In any event, the problem with the Government’s alternate explanation is that the absence of an applicable cause of action cannot be the basis for a sua sponte dismissal for lack of subject matter jurisdiction. Rule 12(h)(3) of the Federal Rules of Civil Procedure mandates sua sponte dismissal “[i]f the court determines at any time that it lacks subject-matter jurisdiction.” But as the Supreme Court explained long ago in Bell v. Hood, the lack of a cause of action is not jurisdictional:

[I]t is well settled that the failure to state a proper cause of action calls for a judgment on the merits and not for a dismissal for want of jurisdiction. Whether the complaint states a cause of action on which relief could be granted is a question of law . . . [that] must be decided after and not before the court has assumed jurisdiction over the controversy.

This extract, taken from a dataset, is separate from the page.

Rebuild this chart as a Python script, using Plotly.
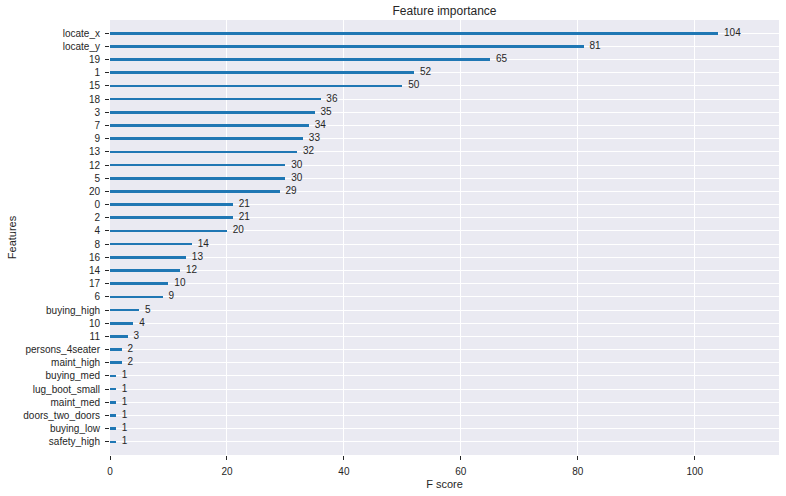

327 U.S. 678, 682 (1946). Or as the Court explained decades later, “the absence of a valid (as opposed to arguable) cause of action does not implicate subject-matter jurisdiction, i.e., the courts’ statutory or constitutional power to adjudicate the case.” Steel Co. v. Citizens for a Better Env., 523 U.S. 83, 89 (1998). This distinction is also evident in the Supreme Court’s jurisprudence on implied private rights of action. For example, in Stoneridge Investment Partners, LLC v. Scientific-Atlanta, the Court upheld a dismissal for failure to state a claim when No. 24-4101 California Palms et al. v. United States Page 7

it found that the plaintiffs could not avail themselves of an implied right of action in Section 10(b) of the Social Security Act. See 552 U.S. 148, 152, 155, 165–67 (2008). Crucial to this example for present purposes is that a defendant had to file a motion to dismiss for failure to state a claim before the district court could dismiss the case for lack of a cause of action. See id. at 155. Simply put, Rule 12 does not allow for sua sponte dismissal for failure to state a claim. Compare Fed. R. Civ. P. Rule 12(h)(3), with Rule 12(b).

In Stewart v. Martin, we vacated a district court’s dismissal when a similar issue arose. See 143 F.4th 675, 680––83, 685 (6th Cir. 2025). Following a jury trial regarding distributions from a trust, a defendant moved for relief from the jury’s verdict on the ground that the plaintiffs lacked a viable cause of action under applicable Ohio law. See id. at 680. The district court granted the motion and dismissed the case, reasoning that the plaintiffs lacked a cause of action against the defendant and, as a result, the case lacked Article III standing. See id. at 680–81. As we explained before vacating the dismissal, “[e]ven if the plaintiffs lacked a cause of action to challenge [the defendant]’s distributions, the district court had subject-matter jurisdiction to decide this case.” Id. at 682.

The Government argues that California Palms and Rucci lack a cause of action to seek disclosure of the warrant affidavits, but we generally do not address the merits of such an issue before the district court has ruled on it. See id. at 681–85. Should the Government choose to raise this argument in the district court, it must do so on an appropriate dispositive motion under Rule 12 or Rule 56. Yet regardless of what the district court decides and in what procedural posture, it must rule on California Palms and Rucci’s request for disclosure of the warrant affidavits, because that request is not moot. A finding of mootness must be based on a factual occurrence in the world, not the legal unavailability of a remedy. See Carras, 807 F.2d at 1289.

IV. CONCLUSION

For the foregoing reasons, the district court’s order is hereby VACATED to the extent it dismisses the claim for disclosure of the warrant affidavits as moot. This matter is REMANDED to the district court for further proceedings in accordance with this opinion.